Leave out the pictures; transcribe all else exactly.

* start *

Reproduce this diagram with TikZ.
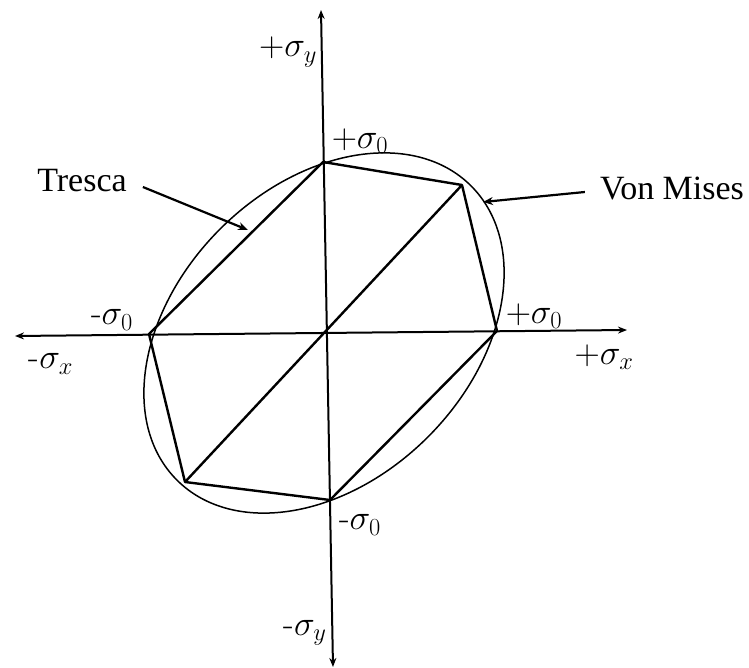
\RequirePackage{fix-cm}
\documentclass[tikz,border=0pt]{standalone}
\usepackage{fontspec}
\newfontfamily\tnr{Liberation Serif}
\usetikzlibrary{arrows.meta}
\begin{document}
\begin{tikzpicture}[x=1pt,y=-1pt,
  axis/.style={line width=2pt,{Stealth[length=9pt,width=7pt]}-{Stealth[length=9pt,width=7pt]}},
  edge/.style={line width=2.4pt,line join=round},
  curve/.style={line width=1.5pt},
  pointer/.style={line width=2.2pt,-{Stealth[length=10pt,width=8pt]}},
  mlab/.style={inner sep=0pt,font=\fontsize{35}{42}\selectfont},
  wlab/.style={inner sep=0pt,font=\fontsize{34}{40}\selectfont\tnr}]
\useasboundingbox (0,0) rectangle (749,668);
% axis ends and vertices
\coordinate (xl) at (15,336);
\coordinate (xr) at (627,330);
\coordinate (yt) at (321,10);
\coordinate (yb) at (333,667);
\coordinate (O) at (324,333);
\coordinate (T) at (323,162);
\coordinate (UR) at (462,185);
\coordinate (R) at (497,331);
\coordinate (B) at (330,500);
\coordinate (LL) at (185,482);
\coordinate (L) at (149,334);
% von Mises ellipse
\draw[curve,rotate around={45:(O)}] (O) ellipse [x radius=208, y radius=147];
% axes
\draw[axis] (xl) -- (xr);
\draw[axis] (yt) -- (yb);
% Tresca hexagon
\draw[edge] (T) -- (UR) -- (R) -- (B) -- (LL) -- (L) -- cycle;
\draw[edge] (UR) -- (LL);
% labels
\node[mlab] (ly) at (288,52) {$+\sigma_y$};
\node[mlab] (lt) at (360,141) {$+\sigma_0$};
\node[mlab] (ll) at (112,320) {-$\sigma_0$};
\node[mlab] (lx) at (51,364) {-$\sigma_x$};
\node[mlab] (lr) at (534,316) {$+\sigma_0$};
\node[mlab] (lxr) at (604,357) {$+\sigma_x$};
\node[mlab] (lb) at (360,525) {-$\sigma_0$};
\node[mlab] (lyb) at (305,633) {-$\sigma_y$};
\node[wlab] (tr) at (82,181) {Tresca};
\node[wlab] (vm) at (672,189) {Von Mises};
\coordinate (trtip) at (248,230);
\coordinate (vmtip) at (483,202);
\draw[pointer] (tr.east) ++(16,6) coordinate (trs) -- (trtip);
\draw[pointer] (vm.west) ++(-15,3) coordinate (vms) -- (vmtip);
\end{tikzpicture}
\end{document}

* end *

- Finished exercise:
Reproduce this diagram with TikZ.
\RequirePackage{fix-cm}
\documentclass[tikz,border=0pt]{standalone}
\usepackage{fontspec}
\newfontfamily\tnr{Liberation Serif}
\usetikzlibrary{arrows.meta}
\begin{document}
\begin{tikzpicture}[x=1pt,y=-1pt,
  axis/.style={line width=2pt,{Stealth[length=9pt,width=7pt]}-{Stealth[length=9pt,width=7pt]}},
  edge/.style={line width=2.4pt,line join=round},
  curve/.style={line width=1.5pt},
  pointer/.style={line width=2.2pt,-{Stealth[length=10pt,width=8pt]}},
  mlab/.style={inner sep=0pt,font=\fontsize{35}{42}\selectfont},
  wlab/.style={inner sep=0pt,font=\fontsize{34}{40}\selectfont\tnr}]
\useasboundingbox (0,0) rectangle (749,668);
% axis ends and vertices
\coordinate (xl) at (15,336);
\coordinate (xr) at (627,330);
\coordinate (yt) at (321,10);
\coordinate (yb) at (333,667);
\coordinate (O) at (324,333);
\coordinate (T) at (323,162);
\coordinate (UR) at (462,185);
\coordinate (R) at (497,331);
\coordinate (B) at (330,500);
\coordinate (LL) at (185,482);
\coordinate (L) at (149,334);
% von Mises ellipse
\draw[curve,rotate around={45:(O)}] (O) ellipse [x radius=208, y radius=147];
% axes
\draw[axis] (xl) -- (xr);
\draw[axis] (yt) -- (yb);
% Tresca hexagon
\draw[edge] (T) -- (UR) -- (R) -- (B) -- (LL) -- (L) -- cycle;
\draw[edge] (UR) -- (LL);
% labels
\node[mlab] (ly) at (288,52) {$+\sigma_y$};
\node[mlab] (lt) at (360,141) {$+\sigma_0$};
\node[mlab] (ll) at (112,320) {-$\sigma_0$};
\node[mlab] (lx) at (51,364) {-$\sigma_x$};
\node[mlab] (lr) at (534,316) {$+\sigma_0$};
\node[mlab] (lxr) at (604,357) {$+\sigma_x$};
\node[mlab] (lb) at (360,525) {-$\sigma_0$};
\node[mlab] (lyb) at (305,633) {-$\sigma_y$};
\node[wlab] (tr) at (82,181) {Tresca};
\node[wlab] (vm) at (672,189) {Von Mises};
\coordinate (trtip) at (248,230);
\coordinate (vmtip) at (483,202);
\draw[pointer] (tr.east) ++(16,6) coordinate (trs) -- (trtip);
\draw[pointer] (vm.west) ++(-15,3) coordinate (vms) -- (vmtip);
\end{tikzpicture}
\end{document}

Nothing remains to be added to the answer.